** Begin Dataset excerpt **

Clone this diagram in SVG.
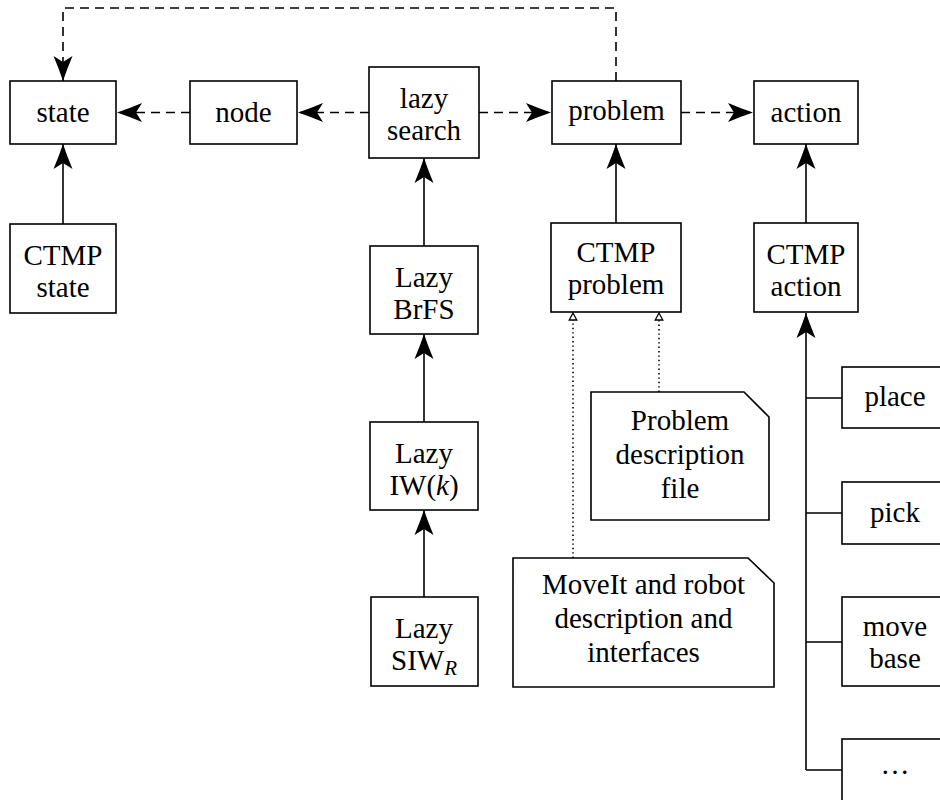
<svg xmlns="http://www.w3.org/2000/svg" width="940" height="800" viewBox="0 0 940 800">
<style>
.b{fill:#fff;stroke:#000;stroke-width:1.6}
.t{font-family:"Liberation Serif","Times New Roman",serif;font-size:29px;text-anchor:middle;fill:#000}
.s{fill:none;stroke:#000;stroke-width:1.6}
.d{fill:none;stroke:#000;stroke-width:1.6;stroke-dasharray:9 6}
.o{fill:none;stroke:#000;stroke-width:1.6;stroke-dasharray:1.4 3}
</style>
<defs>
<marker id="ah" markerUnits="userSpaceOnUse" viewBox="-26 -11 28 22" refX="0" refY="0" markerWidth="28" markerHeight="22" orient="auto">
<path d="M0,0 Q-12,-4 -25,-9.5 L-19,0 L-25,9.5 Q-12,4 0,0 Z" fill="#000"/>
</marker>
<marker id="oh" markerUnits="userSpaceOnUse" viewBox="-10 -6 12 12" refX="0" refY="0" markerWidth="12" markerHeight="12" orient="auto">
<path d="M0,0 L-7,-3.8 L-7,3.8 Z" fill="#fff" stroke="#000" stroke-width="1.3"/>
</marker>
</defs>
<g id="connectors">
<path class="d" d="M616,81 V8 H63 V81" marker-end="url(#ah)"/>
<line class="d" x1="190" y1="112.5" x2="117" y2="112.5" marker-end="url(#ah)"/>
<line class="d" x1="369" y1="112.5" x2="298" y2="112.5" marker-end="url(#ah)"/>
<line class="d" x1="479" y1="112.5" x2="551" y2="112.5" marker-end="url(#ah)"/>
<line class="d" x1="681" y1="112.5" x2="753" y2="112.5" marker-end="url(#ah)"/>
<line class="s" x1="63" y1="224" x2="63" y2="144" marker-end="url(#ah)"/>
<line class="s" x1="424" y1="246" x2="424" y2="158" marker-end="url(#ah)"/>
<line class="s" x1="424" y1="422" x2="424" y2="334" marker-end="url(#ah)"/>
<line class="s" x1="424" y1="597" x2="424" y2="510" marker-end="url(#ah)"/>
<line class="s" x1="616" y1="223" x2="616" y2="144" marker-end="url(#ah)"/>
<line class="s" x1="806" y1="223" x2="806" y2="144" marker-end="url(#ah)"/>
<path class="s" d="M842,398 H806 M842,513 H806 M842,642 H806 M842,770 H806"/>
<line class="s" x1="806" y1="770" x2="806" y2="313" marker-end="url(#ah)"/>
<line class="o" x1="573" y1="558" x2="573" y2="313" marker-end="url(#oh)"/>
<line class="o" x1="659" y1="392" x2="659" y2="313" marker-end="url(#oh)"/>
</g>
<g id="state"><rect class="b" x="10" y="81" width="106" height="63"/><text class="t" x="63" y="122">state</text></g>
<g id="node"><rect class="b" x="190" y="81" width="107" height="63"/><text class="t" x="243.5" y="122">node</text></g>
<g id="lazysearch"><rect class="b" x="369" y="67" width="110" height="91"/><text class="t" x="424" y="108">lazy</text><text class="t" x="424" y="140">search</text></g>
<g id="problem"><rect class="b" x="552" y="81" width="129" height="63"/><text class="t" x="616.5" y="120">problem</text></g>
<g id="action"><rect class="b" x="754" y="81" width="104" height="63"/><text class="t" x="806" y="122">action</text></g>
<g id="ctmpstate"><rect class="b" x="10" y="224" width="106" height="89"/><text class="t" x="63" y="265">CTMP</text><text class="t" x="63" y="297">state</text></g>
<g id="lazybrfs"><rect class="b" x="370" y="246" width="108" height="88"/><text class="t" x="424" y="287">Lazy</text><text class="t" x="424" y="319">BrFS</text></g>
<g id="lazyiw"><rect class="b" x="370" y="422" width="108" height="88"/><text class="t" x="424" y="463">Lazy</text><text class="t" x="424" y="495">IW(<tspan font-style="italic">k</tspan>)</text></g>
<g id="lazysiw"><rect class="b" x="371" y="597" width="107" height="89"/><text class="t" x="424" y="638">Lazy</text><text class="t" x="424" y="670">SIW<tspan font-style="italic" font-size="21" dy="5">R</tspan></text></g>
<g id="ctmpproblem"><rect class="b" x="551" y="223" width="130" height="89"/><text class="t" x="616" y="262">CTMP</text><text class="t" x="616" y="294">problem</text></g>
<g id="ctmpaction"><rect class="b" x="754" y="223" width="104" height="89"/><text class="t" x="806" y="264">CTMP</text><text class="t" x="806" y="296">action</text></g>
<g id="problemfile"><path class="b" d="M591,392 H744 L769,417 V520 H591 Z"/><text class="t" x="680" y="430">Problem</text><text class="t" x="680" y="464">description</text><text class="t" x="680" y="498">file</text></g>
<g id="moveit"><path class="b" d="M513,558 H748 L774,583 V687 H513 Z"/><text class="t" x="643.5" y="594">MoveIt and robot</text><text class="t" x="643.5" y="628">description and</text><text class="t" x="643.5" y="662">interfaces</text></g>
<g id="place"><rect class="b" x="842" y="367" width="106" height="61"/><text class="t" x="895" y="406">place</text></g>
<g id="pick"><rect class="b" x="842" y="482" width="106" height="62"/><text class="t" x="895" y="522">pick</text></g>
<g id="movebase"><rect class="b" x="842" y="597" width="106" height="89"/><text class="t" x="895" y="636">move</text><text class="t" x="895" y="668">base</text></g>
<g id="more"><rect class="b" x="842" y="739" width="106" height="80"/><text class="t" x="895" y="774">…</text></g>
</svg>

** End Dataset excerpt **

▶ Directive: Omit the pictures and reproduce the listing exactly.

▶ Written solution:
Clone this diagram in SVG.
<svg xmlns="http://www.w3.org/2000/svg" width="940" height="800" viewBox="0 0 940 800">
<style>
.b{fill:#fff;stroke:#000;stroke-width:1.6}
.t{font-family:"Liberation Serif","Times New Roman",serif;font-size:29px;text-anchor:middle;fill:#000}
.s{fill:none;stroke:#000;stroke-width:1.6}
.d{fill:none;stroke:#000;stroke-width:1.6;stroke-dasharray:9 6}
.o{fill:none;stroke:#000;stroke-width:1.6;stroke-dasharray:1.4 3}
</style>
<defs>
<marker id="ah" markerUnits="userSpaceOnUse" viewBox="-26 -11 28 22" refX="0" refY="0" markerWidth="28" markerHeight="22" orient="auto">
<path d="M0,0 Q-12,-4 -25,-9.5 L-19,0 L-25,9.5 Q-12,4 0,0 Z" fill="#000"/>
</marker>
<marker id="oh" markerUnits="userSpaceOnUse" viewBox="-10 -6 12 12" refX="0" refY="0" markerWidth="12" markerHeight="12" orient="auto">
<path d="M0,0 L-7,-3.8 L-7,3.8 Z" fill="#fff" stroke="#000" stroke-width="1.3"/>
</marker>
</defs>
<g id="connectors">
<path class="d" d="M616,81 V8 H63 V81" marker-end="url(#ah)"/>
<line class="d" x1="190" y1="112.5" x2="117" y2="112.5" marker-end="url(#ah)"/>
<line class="d" x1="369" y1="112.5" x2="298" y2="112.5" marker-end="url(#ah)"/>
<line class="d" x1="479" y1="112.5" x2="551" y2="112.5" marker-end="url(#ah)"/>
<line class="d" x1="681" y1="112.5" x2="753" y2="112.5" marker-end="url(#ah)"/>
<line class="s" x1="63" y1="224" x2="63" y2="144" marker-end="url(#ah)"/>
<line class="s" x1="424" y1="246" x2="424" y2="158" marker-end="url(#ah)"/>
<line class="s" x1="424" y1="422" x2="424" y2="334" marker-end="url(#ah)"/>
<line class="s" x1="424" y1="597" x2="424" y2="510" marker-end="url(#ah)"/>
<line class="s" x1="616" y1="223" x2="616" y2="144" marker-end="url(#ah)"/>
<line class="s" x1="806" y1="223" x2="806" y2="144" marker-end="url(#ah)"/>
<path class="s" d="M842,398 H806 M842,513 H806 M842,642 H806 M842,770 H806"/>
<line class="s" x1="806" y1="770" x2="806" y2="313" marker-end="url(#ah)"/>
<line class="o" x1="573" y1="558" x2="573" y2="313" marker-end="url(#oh)"/>
<line class="o" x1="659" y1="392" x2="659" y2="313" marker-end="url(#oh)"/>
</g>
<g id="state"><rect class="b" x="10" y="81" width="106" height="63"/><text class="t" x="63" y="122">state</text></g>
<g id="node"><rect class="b" x="190" y="81" width="107" height="63"/><text class="t" x="243.5" y="122">node</text></g>
<g id="lazysearch"><rect class="b" x="369" y="67" width="110" height="91"/><text class="t" x="424" y="108">lazy</text><text class="t" x="424" y="140">search</text></g>
<g id="problem"><rect class="b" x="552" y="81" width="129" height="63"/><text class="t" x="616.5" y="120">problem</text></g>
<g id="action"><rect class="b" x="754" y="81" width="104" height="63"/><text class="t" x="806" y="122">action</text></g>
<g id="ctmpstate"><rect class="b" x="10" y="224" width="106" height="89"/><text class="t" x="63" y="265">CTMP</text><text class="t" x="63" y="297">state</text></g>
<g id="lazybrfs"><rect class="b" x="370" y="246" width="108" height="88"/><text class="t" x="424" y="287">Lazy</text><text class="t" x="424" y="319">BrFS</text></g>
<g id="lazyiw"><rect class="b" x="370" y="422" width="108" height="88"/><text class="t" x="424" y="463">Lazy</text><text class="t" x="424" y="495">IW(<tspan font-style="italic">k</tspan>)</text></g>
<g id="lazysiw"><rect class="b" x="371" y="597" width="107" height="89"/><text class="t" x="424" y="638">Lazy</text><text class="t" x="424" y="670">SIW<tspan font-style="italic" font-size="21" dy="5">R</tspan></text></g>
<g id="ctmpproblem"><rect class="b" x="551" y="223" width="130" height="89"/><text class="t" x="616" y="262">CTMP</text><text class="t" x="616" y="294">problem</text></g>
<g id="ctmpaction"><rect class="b" x="754" y="223" width="104" height="89"/><text class="t" x="806" y="264">CTMP</text><text class="t" x="806" y="296">action</text></g>
<g id="problemfile"><path class="b" d="M591,392 H744 L769,417 V520 H591 Z"/><text class="t" x="680" y="430">Problem</text><text class="t" x="680" y="464">description</text><text class="t" x="680" y="498">file</text></g>
<g id="moveit"><path class="b" d="M513,558 H748 L774,583 V687 H513 Z"/><text class="t" x="643.5" y="594">MoveIt and robot</text><text class="t" x="643.5" y="628">description and</text><text class="t" x="643.5" y="662">interfaces</text></g>
<g id="place"><rect class="b" x="842" y="367" width="106" height="61"/><text class="t" x="895" y="406">place</text></g>
<g id="pick"><rect class="b" x="842" y="482" width="106" height="62"/><text class="t" x="895" y="522">pick</text></g>
<g id="movebase"><rect class="b" x="842" y="597" width="106" height="89"/><text class="t" x="895" y="636">move</text><text class="t" x="895" y="668">base</text></g>
<g id="more"><rect class="b" x="842" y="739" width="106" height="80"/><text class="t" x="895" y="774">…</text></g>
</svg>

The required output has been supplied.